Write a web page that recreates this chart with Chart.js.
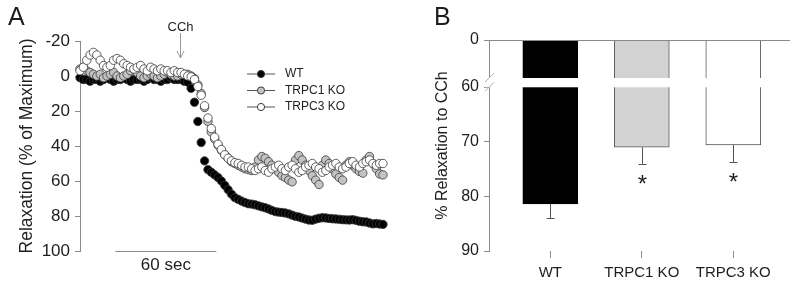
<!DOCTYPE html>
<html>
<head>
<meta charset="utf-8">
<script src="https://cdn.jsdelivr.net/npm/chart.js@4"></script>
<style>
  html, body { margin: 0; padding: 0; background: #fff; }
  #wrap { position: relative; width: 800px; height: 283px; }
  canvas { position: absolute; top: 0; }
  #chartA { left: 0; }
  #chartB { left: 400px; }
</style>
</head>
<body>
<div id="wrap">
  <canvas id="chartA" width="400" height="283"></canvas>
  <canvas id="chartB" width="400" height="283"></canvas>
</div>
<script>
// Panel A: time course (seconds) of relaxation, % of maximum
const times = [0, 2, 4, 6, 8, 10, 12, 14, 16, 18, 20, 22, 24, 26, 28, 30, 32, 34, 36, 38,
  40, 42, 44, 46, 48, 50, 52, 54, 56, 58, 60, 62, 64, 66, 68, 70, 72, 74, 76, 78,
  80, 82, 84, 86, 88, 90, 92, 94, 96, 98, 100, 102, 104, 106, 108, 110, 112, 114, 116, 118,
  120, 122, 124, 126, 128, 130, 132, 134, 136, 138, 140, 142, 144, 146, 148, 150, 152, 154, 156, 158,
  160, 162, 164, 166, 168, 170, 172, 174, 176, 178, 180];

const wt = [1, 2, 2, 3, 2, 2, 3, 2, 1, 2, 3, 2, 2, 1, 2, 3, 2, 2, 2, 3,
  2, 1, 2, 2, 3, 2, 2, 1, 2, 2, 2, 3,
  3.5, 7, 15, 26, 38, 48.5, 53.5, 55, 56.5, 58,
  60, 62.5, 65, 67.5, 69.5, 70.5, 71.5, 72.3, 73, 73.2,
  73.6, 74.2, 74.8, 75.3, 76, 76.8, 77.5, 77.8, 78, 78.3,
  78.8, 79.5, 80.2, 80.6, 81.2, 81.8, 82.3, 82.4, 81.8, 81.3,
  81, 81.1, 81.4, 81.6, 81.7, 81.9, 82.1, 82.2, 82.3, 82.1,
  82.5, 83, 83.3, 83.4, 84, 84.5, 84.3, 84.6, 84.8];

const trpc1 = [-4, -5, -3, -2, -1, 0, -1, 1, 0, -1, -2, 0, 1, 0, -1, -3, -4, -2, 0, 1,
  0, -1, 0, 1, 0, -1, -2, -1, 0, 0, -1, -1,
  -1, 0, 1.5, 5, 10, 18, 26, 32, 36, 39.5, 42.5, 45,
  47, 49, 50, 51, 52, 53, 53.5, 54, 52, 48,
  46, 47, 49, 51, 53, 55, 57, 58, 59.5, 60.5,
  48, 45.5, 48, 51, 54, 57, 59.5, 62, 51, 48,
  50, 53, 56, 58, 59.5, 51, 49, 51, 53, 54.5,
  55.5, 48, 46, 50, 53, 56, 56.5];

const trpc3 = [-3, -5, -9, -12, -13.5, -12, -9, -6, -5, -6, -9, -10, -9, -7, -6, -5, -4, -5, -6, -4,
  -3, -5, -4, -3, -4, -3, -3, -2, -3, -2, -2, -1,
  0, 0.5, 2, 6, 11, 17, 24, 30, 35, 39, 42, 45, 47, 48.5, 49.5, 50, 51, 52,
  52, 53, 54, 53, 52, 54, 55, 53, 52, 51,
  53, 54, 52, 51, 53, 55, 54, 52, 51, 50,
  52, 53, 55, 54, 52, 51, 50, 52, 53, 52,
  50, 49, 51, 52, 50, 49, 48, 50, 51, 50, 50];

const yTicksA = [-20, 0, 20, 40, 60, 80, 100];
const cchTime = 59.5;
const scaleBar = [21, 81]; // 60 sec

// Panel B: mean relaxation to CCh
const groups = ['WT', 'TRPC1 KO', 'TRPC3 KO'];
const meanRelax = [81.4, 71.0, 70.6];
const semRelax = [2.5, 3.1, 3.1];
const significant = [false, true, true];
const breakTop = 51.4; // value drawn at the top of the broken axis, labelled 0
const yTicksB = [breakTop, 60, 70, 80, 90];

const FONT = "'Liberation Sans', Arial, sans-serif";
const TXT = '#1e1e1e';
const AXIS = '#8a8a8a';

function series(label, values, fill, order) {
  return {
    label: label,
    data: times.map((t, i) => ({ x: t, y: values[i] })),
    backgroundColor: fill,
    borderColor: '#3a3a3a',
    borderWidth: 0.8,
    pointRadius: 4.2,
    showLine: false,
    clip: false,
    order: order
  };
}

const extrasA = {
  id: 'extrasA',
  afterDraw(chart) {
    const ctx = chart.ctx;
    const xs = chart.scales.x;
    const area = chart.chartArea;
    ctx.save();

    // panel letter
    ctx.fillStyle = TXT;
    ctx.font = '25px ' + FONT;
    ctx.textAlign = 'left';
    ctx.textBaseline = 'alphabetic';
    ctx.fillText('A', 8, 25);

    // time scale bar
    const b0 = xs.getPixelForValue(scaleBar[0]);
    const b1 = xs.getPixelForValue(scaleBar[1]);
    ctx.strokeStyle = AXIS;
    ctx.lineWidth = 1;
    ctx.beginPath();
    ctx.moveTo(b0, area.bottom + 0.5);
    ctx.lineTo(b1, area.bottom + 0.5);
    ctx.stroke();
    ctx.font = '17px ' + FONT;
    ctx.textAlign = 'center';
    ctx.textBaseline = 'middle';
    ctx.fillText('60 sec', (b0 + b1) / 2, 265);

    // CCh arrow
    const cx = Math.round(xs.getPixelForValue(cchTime)) + 0.5;
    ctx.font = '13px ' + FONT;
    ctx.fillText('CCh', cx, 27);
    ctx.strokeStyle = '#9a9a9a';
    ctx.beginPath();
    ctx.moveTo(cx, 33);
    ctx.lineTo(cx, 58);
    ctx.moveTo(cx - 3.5, 51);
    ctx.lineTo(cx, 58);
    ctx.lineTo(cx + 3.5, 51);
    ctx.stroke();

    // legend
    chart.data.datasets.forEach((ds, i) => {
      const y = 74 + i * 16.5;
      ctx.strokeStyle = '#555';
      ctx.beginPath();
      ctx.moveTo(247, y);
      ctx.lineTo(275, y);
      ctx.stroke();
      ctx.beginPath();
      ctx.arc(261, y, 3.6, 0, Math.PI * 2);
      ctx.fillStyle = ds.backgroundColor;
      ctx.fill();
      ctx.strokeStyle = '#3a3a3a';
      ctx.stroke();
      ctx.fillStyle = TXT;
      ctx.font = '12px ' + FONT;
      ctx.textAlign = 'left';
      ctx.fillText(ds.label, 285, y);
    });
    ctx.restore();
  }
};

new Chart(document.getElementById('chartA'), {
  type: 'scatter',
  data: {
    datasets: [
      series('WT', wt, '#000000', 3),
      series('TRPC1 KO', trpc1, '#c3c3c3', 2),
      series('TRPC3 KO', trpc3, '#ffffff', 1)
    ]
  },
  options: {
    responsive: false,
    animation: false,
    layout: { padding: { top: 41, right: 17, bottom: 32, left: 0 } },
    plugins: { legend: { display: false }, tooltip: { enabled: false } },
    scales: {
      x: { type: 'linear', display: false, min: 0, max: 180 },
      y: {
        reverse: true,
        min: -20,
        max: 100,
        afterBuildTicks: s => { s.ticks = yTicksA.map(v => ({ value: v })); },
        afterFit: s => { s.width = 80; },
        grid: { drawOnChartArea: false, tickLength: 5, color: AXIS },
        border: { color: AXIS },
        ticks: { font: { family: FONT, size: 17 }, color: TXT, padding: 5 },
        title: {
          display: true,
          text: 'Relaxation (% of Maximum)',
          font: { family: FONT, size: 17.5 },
          color: TXT,
          padding: { top: 17, bottom: 0 }
        }
      }
    }
  },
  plugins: [extrasA]
});

const extrasB = {
  id: 'extrasB',
  afterDraw(chart) {
    const ctx = chart.ctx;
    const xs = chart.scales.x;
    const ys = chart.scales.y;
    const area = chart.chartArea;
    ctx.save();

    ctx.fillStyle = TXT;
    ctx.font = '25px ' + FONT;
    ctx.textAlign = 'left';
    ctx.textBaseline = 'alphabetic';
    ctx.fillText('B', 34, 25);

    // top frame line
    ctx.strokeStyle = AXIS;
    ctx.lineWidth = 1;
    ctx.beginPath();
    ctx.moveTo(area.left, area.top + 0.5);
    ctx.lineTo(area.right, area.top + 0.5);
    ctx.stroke();

    // axis break
    const g0 = ys.getPixelForValue(58.35);
    const g1 = ys.getPixelForValue(60.05);
    ctx.fillStyle = '#ffffff';
    ctx.fillRect(area.left - 4, g0, area.right - area.left + 10, g1 - g0);
    ctx.strokeStyle = '#b0b0b0';
    ctx.beginPath();
    ctx.moveTo(area.left - 4, g0 + 4);
    ctx.lineTo(area.left + 5, g0 - 5);
    ctx.moveTo(area.left - 4, g1 + 4);
    ctx.lineTo(area.left + 5, g1 - 5);
    ctx.stroke();

    // one-sided error bars and significance marks
    ctx.strokeStyle = '#555';
    groups.forEach((g, i) => {
      const x = Math.round(xs.getPixelForValue(i)) + 0.5;
      const y1 = ys.getPixelForValue(meanRelax[i]);
      const y2 = Math.round(ys.getPixelForValue(meanRelax[i] + semRelax[i])) + 0.5;
      ctx.beginPath();
      ctx.moveTo(x, y1);
      ctx.lineTo(x, y2);
      ctx.moveTo(x - 4, y2);
      ctx.lineTo(x + 4, y2);
      ctx.stroke();
      if (significant[i]) {
        ctx.fillStyle = TXT;
        ctx.font = '24px ' + FONT;
        ctx.textAlign = 'center';
        ctx.textBaseline = 'alphabetic';
        ctx.fillText('*', x, y2 + 27);
      }
    });
    ctx.restore();
  }
};

new Chart(document.getElementById('chartB'), {
  type: 'bar',
  data: {
    datasets: [{
      data: groups.map((g, i) => ({ x: i, y: meanRelax[i] })),
      backgroundColor: ['#000000', '#d2d2d2', '#ffffff'],
      borderColor: ['#000000', '#5a5a5a', '#5a5a5a'],
      borderWidth: 1,
      barThickness: 55
    }]
  },
  options: {
    responsive: false,
    animation: false,
    layout: { padding: { top: 40, right: 10, bottom: 0, left: 0 } },
    plugins: { legend: { display: false }, tooltip: { enabled: false } },
    scales: {
      x: {
        type: 'linear',
        min: -0.67,
        max: 2.62,
        offset: false,
        afterBuildTicks: s => { s.ticks = groups.map((g, i) => ({ value: i })); },
        afterFit: s => { s.height = 32; },
        grid: { drawOnChartArea: false, tickLength: 7, color: AXIS, offset: false },
        border: { display: false },
        ticks: {
          callback: v => groups[v],
          autoSkip: false,
          maxRotation: 0,
          font: { family: FONT, size: 15 },
          color: TXT,
          padding: 6
        }
      },
      y: {
        reverse: true,
        min: breakTop,
        max: 90,
        afterBuildTicks: s => { s.ticks = yTicksB.map(v => ({ value: v })); },
        afterFit: s => { s.width = 89; },
        grid: { drawOnChartArea: false, tickLength: 5, color: AXIS },
        border: { color: AXIS },
        ticks: {
          callback: v => (v === breakTop ? '0' : v),
          font: { family: FONT, size: 16 },
          color: TXT,
          padding: 5
        },
        title: {
          display: true,
          text: '% Relaxation to CCh',
          font: { family: FONT, size: 16 },
          color: TXT,
          padding: { top: 33, bottom: 0 }
        }
      }
    }
  },
  plugins: [extrasB]
});
</script>
</body>
</html>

# [The exercise]
Give back exactly the lines from the first line of the data through the line with "55.5, 48, 46, 50, 53, 56, 56.5];", pictures excluded.

# [Completed task]
Write a web page that recreates this chart with Chart.js.
<!DOCTYPE html>
<html>
<head>
<meta charset="utf-8">
<script src="https://cdn.jsdelivr.net/npm/chart.js@4"></script>
<style>
  html, body { margin: 0; padding: 0; background: #fff; }
  #wrap { position: relative; width: 800px; height: 283px; }
  canvas { position: absolute; top: 0; }
  #chartA { left: 0; }
  #chartB { left: 400px; }
</style>
</head>
<body>
<div id="wrap">
  <canvas id="chartA" width="400" height="283"></canvas>
  <canvas id="chartB" width="400" height="283"></canvas>
</div>
<script>
// Panel A: time course (seconds) of relaxation, % of maximum
const times = [0, 2, 4, 6, 8, 10, 12, 14, 16, 18, 20, 22, 24, 26, 28, 30, 32, 34, 36, 38,
  40, 42, 44, 46, 48, 50, 52, 54, 56, 58, 60, 62, 64, 66, 68, 70, 72, 74, 76, 78,
  80, 82, 84, 86, 88, 90, 92, 94, 96, 98, 100, 102, 104, 106, 108, 110, 112, 114, 116, 118,
  120, 122, 124, 126, 128, 130, 132, 134, 136, 138, 140, 142, 144, 146, 148, 150, 152, 154, 156, 158,
  160, 162, 164, 166, 168, 170, 172, 174, 176, 178, 180];

const wt = [1, 2, 2, 3, 2, 2, 3, 2, 1, 2, 3, 2, 2, 1, 2, 3, 2, 2, 2, 3,
  2, 1, 2, 2, 3, 2, 2, 1, 2, 2, 2, 3,
  3.5, 7, 15, 26, 38, 48.5, 53.5, 55, 56.5, 58,
  60, 62.5, 65, 67.5, 69.5, 70.5, 71.5, 72.3, 73, 73.2,
  73.6, 74.2, 74.8, 75.3, 76, 76.8, 77.5, 77.8, 78, 78.3,
  78.8, 79.5, 80.2, 80.6, 81.2, 81.8, 82.3, 82.4, 81.8, 81.3,
  81, 81.1, 81.4, 81.6, 81.7, 81.9, 82.1, 82.2, 82.3, 82.1,
  82.5, 83, 83.3, 83.4, 84, 84.5, 84.3, 84.6, 84.8];

const trpc1 = [-4, -5, -3, -2, -1, 0, -1, 1, 0, -1, -2, 0, 1, 0, -1, -3, -4, -2, 0, 1,
  0, -1, 0, 1, 0, -1, -2, -1, 0, 0, -1, -1,
  -1, 0, 1.5, 5, 10, 18, 26, 32, 36, 39.5, 42.5, 45,
  47, 49, 50, 51, 52, 53, 53.5, 54, 52, 48,
  46, 47, 49, 51, 53, 55, 57, 58, 59.5, 60.5,
  48, 45.5, 48, 51, 54, 57, 59.5, 62, 51, 48,
  50, 53, 56, 58, 59.5, 51, 49, 51, 53, 54.5,
  55.5, 48, 46, 50, 53, 56, 56.5];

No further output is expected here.